A Tribe Called Quest · 1991

Designer
Zombart International
Label
Jive
Decade
1990s

Strikingly minimal by hip-hop standards — a silhouetted figure against black with Pan-African red, green, and white text. The visual simplicity reflected the album's musical philosophy of rhythm, space, and groove that most successfully merged jazz and hip-hop.

The cover is strikingly minimal by hip-hop standards: a silhouetted female figure (seen from behind, in a seated or crouching pose) against a solid black background, with the band's name and album title rendered in bold red, green, and white text. There is no photograph of the group, no image of urban life, no luxury goods — just a stylized silhouette and typography.
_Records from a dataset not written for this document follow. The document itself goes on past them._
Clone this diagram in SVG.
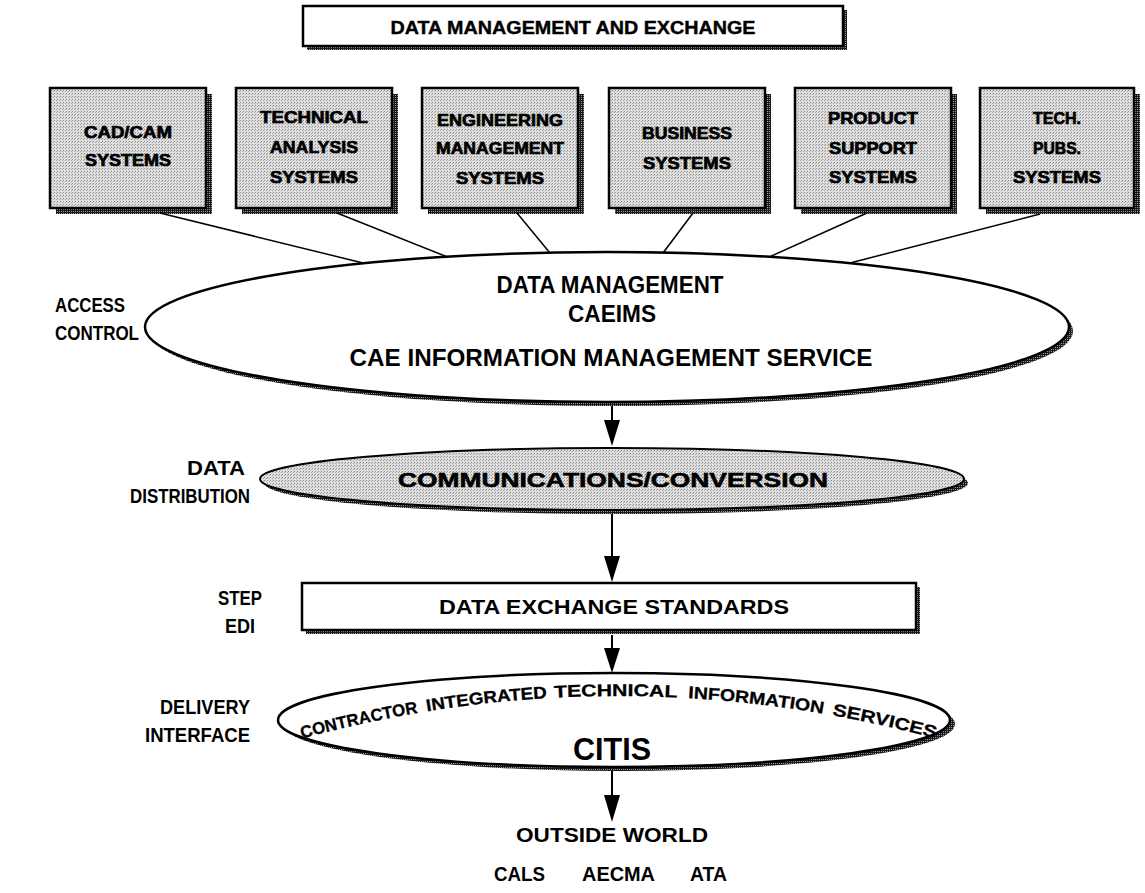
<svg xmlns="http://www.w3.org/2000/svg" width="1145" height="893" viewBox="0 0 1145 893">
<defs>
  <pattern id="stip" width="3" height="3" patternUnits="userSpaceOnUse">
    <rect width="3" height="3" fill="#dedede"/>
    <rect x="0" y="0" width="1" height="1" fill="#8a8a8a"/>
    <rect x="2" y="1" width="1" height="1" fill="#a5a5a5"/>
  </pattern>
  <pattern id="shad" width="2" height="2" patternUnits="userSpaceOnUse">
    <rect width="2" height="2" fill="#1a1a1a"/>
    <rect x="1" y="1" width="1" height="1" fill="#9a9a9a"/>
  </pattern>
  <path id="arc" d="M 300,739 Q 616,653 938,739"/>
</defs>
<style>
  text { font-family: "Liberation Sans", Arial, sans-serif; font-weight: bold; fill: #000; }
  .box { fill: url(#stip); stroke: #000; stroke-width: 2.5; }
  .shadow { fill: url(#shad); }
  .btxt { font-size: 17px; stroke: #000; stroke-width: 0.7; text-anchor: middle; }
  .lbl { font-size: 20px; }
  .wbox { fill: #fff; stroke: #000; stroke-width: 2.5; }
  .conn { stroke: #000; stroke-width: 1.5; fill: none; }
  .axis { stroke: #000; stroke-width: 2; fill: none; }
  .head { fill: #000; }
  .mid { text-anchor: middle; }
  .arct { font-size: 17px; stroke: #000; stroke-width: 0.3; }
</style>

<g id="banner">
  <rect class="shadow" x="307" y="10" width="540" height="40"/>
  <rect class="wbox" x="303" y="6" width="540" height="40"/>
  <text x="573" y="34" class="mid" font-size="18" stroke="#000" stroke-width="0.4" textLength="365" lengthAdjust="spacingAndGlyphs">DATA MANAGEMENT AND EXCHANGE</text>
</g>

<g id="cadcam">
  <rect class="shadow" x="56" y="94" width="156" height="120"/>
  <rect class="box" x="50" y="88" width="156" height="120"/>
  <text class="btxt" x="128" y="138" textLength="88" lengthAdjust="spacingAndGlyphs">CAD/CAM</text>
  <text class="btxt" x="128" y="166" textLength="86" lengthAdjust="spacingAndGlyphs">SYSTEMS</text>
</g>
<g id="technical">
  <rect class="shadow" x="242" y="94" width="156" height="120"/>
  <rect class="box" x="236" y="88" width="156" height="120"/>
  <text class="btxt" x="314" y="123" textLength="108" lengthAdjust="spacingAndGlyphs">TECHNICAL</text>
  <text class="btxt" x="314" y="153" textLength="88" lengthAdjust="spacingAndGlyphs">ANALYSIS</text>
  <text class="btxt" x="314" y="183" textLength="88" lengthAdjust="spacingAndGlyphs">SYSTEMS</text>
</g>
<g id="engineering">
  <rect class="shadow" x="428" y="94" width="156" height="120"/>
  <rect class="box" x="422" y="88" width="156" height="120"/>
  <text class="btxt" x="500" y="126" textLength="126" lengthAdjust="spacingAndGlyphs">ENGINEERING</text>
  <text class="btxt" x="500" y="154" textLength="128" lengthAdjust="spacingAndGlyphs">MANAGEMENT</text>
  <text class="btxt" x="500" y="184" textLength="88" lengthAdjust="spacingAndGlyphs">SYSTEMS</text>
</g>
<g id="business">
  <rect class="shadow" x="615" y="94" width="156" height="120"/>
  <rect class="box" x="609" y="88" width="156" height="120"/>
  <text class="btxt" x="687" y="139" textLength="90" lengthAdjust="spacingAndGlyphs">BUSINESS</text>
  <text class="btxt" x="687" y="169" textLength="88" lengthAdjust="spacingAndGlyphs">SYSTEMS</text>
</g>
<g id="product">
  <rect class="shadow" x="801" y="94" width="156" height="120"/>
  <rect class="box" x="795" y="88" width="156" height="120"/>
  <text class="btxt" x="873" y="124" textLength="90" lengthAdjust="spacingAndGlyphs">PRODUCT</text>
  <text class="btxt" x="873" y="154" textLength="88" lengthAdjust="spacingAndGlyphs">SUPPORT</text>
  <text class="btxt" x="873" y="183" textLength="88" lengthAdjust="spacingAndGlyphs">SYSTEMS</text>
</g>
<g id="techpubs">
  <rect class="shadow" x="986" y="94" width="154" height="120"/>
  <rect class="box" x="980" y="88" width="154" height="120"/>
  <text class="btxt" x="1057" y="124" textLength="48" lengthAdjust="spacingAndGlyphs">TECH.</text>
  <text class="btxt" x="1057" y="154" textLength="48" lengthAdjust="spacingAndGlyphs">PUBS.</text>
  <text class="btxt" x="1057" y="183" textLength="88" lengthAdjust="spacingAndGlyphs">SYSTEMS</text>
</g>

<g id="connectors">
  <line class="conn" x1="160" y1="213" x2="363" y2="263"/>
  <line class="conn" x1="337" y1="213" x2="450" y2="258"/>
  <line class="conn" x1="517" y1="213" x2="550" y2="253"/>
  <line class="conn" x1="693" y1="213" x2="663" y2="253"/>
  <line class="conn" x1="867" y1="213" x2="767" y2="258"/>
  <line class="conn" x1="1040" y1="214" x2="850" y2="263"/>
  <line class="axis" x1="612" y1="402" x2="612" y2="422"/>
  <polygon class="head" points="604,420 620,420 612,446"/>
  <line class="axis" x1="612" y1="512" x2="612" y2="558"/>
  <polygon class="head" points="604,556 620,556 612,582"/>
  <line class="axis" x1="612" y1="635" x2="612" y2="650"/>
  <polygon class="head" points="604,648 620,648 612,673"/>
  <line class="axis" x1="612" y1="769" x2="612" y2="797"/>
  <polygon class="head" points="604,795 620,795 612,822"/>
</g>

<g id="caeims">
  <ellipse class="shadow" cx="611" cy="331" rx="462" ry="75"/>
  <ellipse cx="607" cy="327" rx="462" ry="75" fill="#fff" stroke="#000" stroke-width="2.5"/>
  <text x="610" y="293" class="mid" font-size="24" textLength="227" lengthAdjust="spacingAndGlyphs">DATA MANAGEMENT</text>
  <text x="612" y="322" class="mid" font-size="24" textLength="88" lengthAdjust="spacingAndGlyphs">CAEIMS</text>
  <text x="611" y="366" class="mid" font-size="24" textLength="523" lengthAdjust="spacingAndGlyphs">CAE INFORMATION MANAGEMENT SERVICE</text>
</g>

<g id="comms">
  <ellipse class="shadow" cx="616" cy="483" rx="352" ry="31"/>
  <ellipse cx="612" cy="479" rx="352" ry="31" fill="url(#stip)" stroke="#000" stroke-width="2"/>
  <text x="613" y="487" class="mid" font-size="21" stroke="#000" stroke-width="0.6" textLength="430" lengthAdjust="spacingAndGlyphs">COMMUNICATIONS/CONVERSION</text>
</g>

<g id="standards">
  <rect class="shadow" x="306" y="587" width="614" height="47"/>
  <rect class="wbox" x="302" y="583" width="614" height="47"/>
  <text x="614" y="614" class="mid" font-size="20" textLength="350" lengthAdjust="spacingAndGlyphs">DATA EXCHANGE STANDARDS</text>
</g>

<g id="citis">
  <ellipse class="shadow" cx="619" cy="724" rx="336" ry="47"/>
  <ellipse cx="614" cy="720" rx="336" ry="47" fill="#fff" stroke="#000" stroke-width="2.5"/>
  <text class="arct"><textPath href="#arc" startOffset="2" textLength="119" lengthAdjust="spacingAndGlyphs">CONTRACTOR</textPath></text>
  <text class="arct"><textPath href="#arc" startOffset="130" textLength="121" lengthAdjust="spacingAndGlyphs">INTEGRATED</textPath></text>
  <text class="arct"><textPath href="#arc" startOffset="258" textLength="123" lengthAdjust="spacingAndGlyphs">TECHNICAL</textPath></text>
  <text class="arct"><textPath href="#arc" startOffset="392" textLength="136" lengthAdjust="spacingAndGlyphs">INFORMATION</textPath></text>
  <text class="arct"><textPath href="#arc" startOffset="537" textLength="106" lengthAdjust="spacingAndGlyphs">SERVICES</textPath></text>
  <text x="612" y="760" class="mid" font-size="31" textLength="78" lengthAdjust="spacingAndGlyphs">CITIS</text>
</g>

<g id="outside">
  <text x="612" y="842" class="mid" font-size="20" textLength="192" lengthAdjust="spacingAndGlyphs">OUTSIDE WORLD</text>
  <text x="494" y="881" font-size="20" textLength="51" lengthAdjust="spacingAndGlyphs">CALS</text>
  <text x="582" y="881" font-size="20" textLength="73" lengthAdjust="spacingAndGlyphs">AECMA</text>
  <text x="690" y="881" font-size="20" textLength="37" lengthAdjust="spacingAndGlyphs">ATA</text>
</g>

<g id="labels">
  <text class="lbl" x="55" y="312" textLength="70" lengthAdjust="spacingAndGlyphs">ACCESS</text>
  <text class="lbl" x="55" y="340" textLength="84" lengthAdjust="spacingAndGlyphs">CONTROL</text>
  <text class="lbl" x="187" y="475" textLength="58" lengthAdjust="spacingAndGlyphs">DATA</text>
  <text class="lbl" x="130" y="503" textLength="120" lengthAdjust="spacingAndGlyphs">DISTRIBUTION</text>
  <text class="lbl mid" x="240" y="605" textLength="44" lengthAdjust="spacingAndGlyphs">STEP</text>
  <text class="lbl mid" x="240" y="633" textLength="30" lengthAdjust="spacingAndGlyphs">EDI</text>
  <text class="lbl" x="160" y="714" textLength="90" lengthAdjust="spacingAndGlyphs">DELIVERY</text>
  <text class="lbl" x="145" y="742" textLength="105" lengthAdjust="spacingAndGlyphs">INTERFACE</text>
</g>
</svg>
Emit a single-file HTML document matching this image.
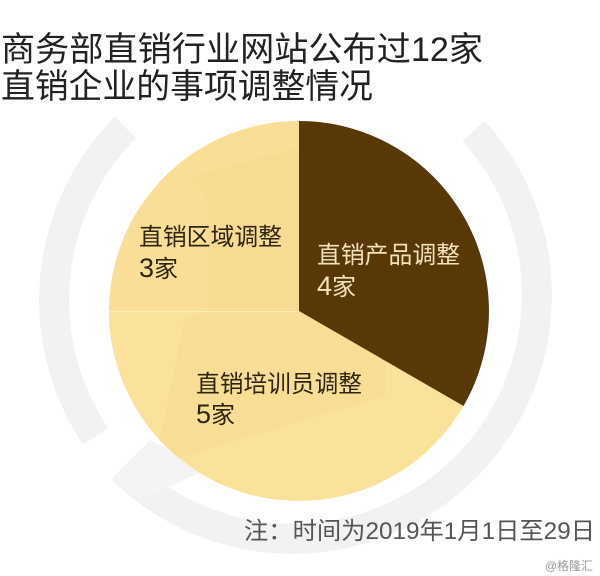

The color scheme — red, black, and green — carries significant cultural meaning. These are the Pan-African colors, associated with Black liberation, African diaspora identity, and the Marcus Garvey movement. The choice was deliberate: A Tribe Called Quest, as members of the Native Tongues collective (alongside De La Soul and the Jungle Brothers), were associated with a conscious, Afrocentric strain of hip-hop that emphasized Black history, positive messaging, and artistic ambition.

The stark simplicity of the cover was a visual statement about the album's musical philosophy. The Low End Theory is widely regarded as the album that most successfully merged jazz and hip-hop. Q-Tip and Ali Shaheed Muhammad built their productions around prominent, melodic bass lines (the "low end" of the title) and samples from jazz legends like Ron Carter, Art Blakey, and Grant Green. The cover's minimalism — its emphasis on form and color over surface decoration — reflected the music's emphasis on rhythm, space, and groove over flashy production.

The title itself is a double entendre: "low end" refers to bass frequencies (the sonic foundation of hip-hop), and "theory" suggests an intellectual framework — this is hip-hop as art, as musicology, as philosophy. The cover's clean, almost academic design reinforces this intellectual ambition.

The Low End Theory is consistently ranked among the greatest hip-hop albums ever made and is credited with establishing jazz-rap as a viable subgenre. The cover's Pan-African color scheme and minimalist design influenced a generation of conscious hip-hop visual art. The album's approach — treating hip-hop production as a serious art form deserving of minimalist, concept-driven packaging — elevated expectations for hip-hop album art.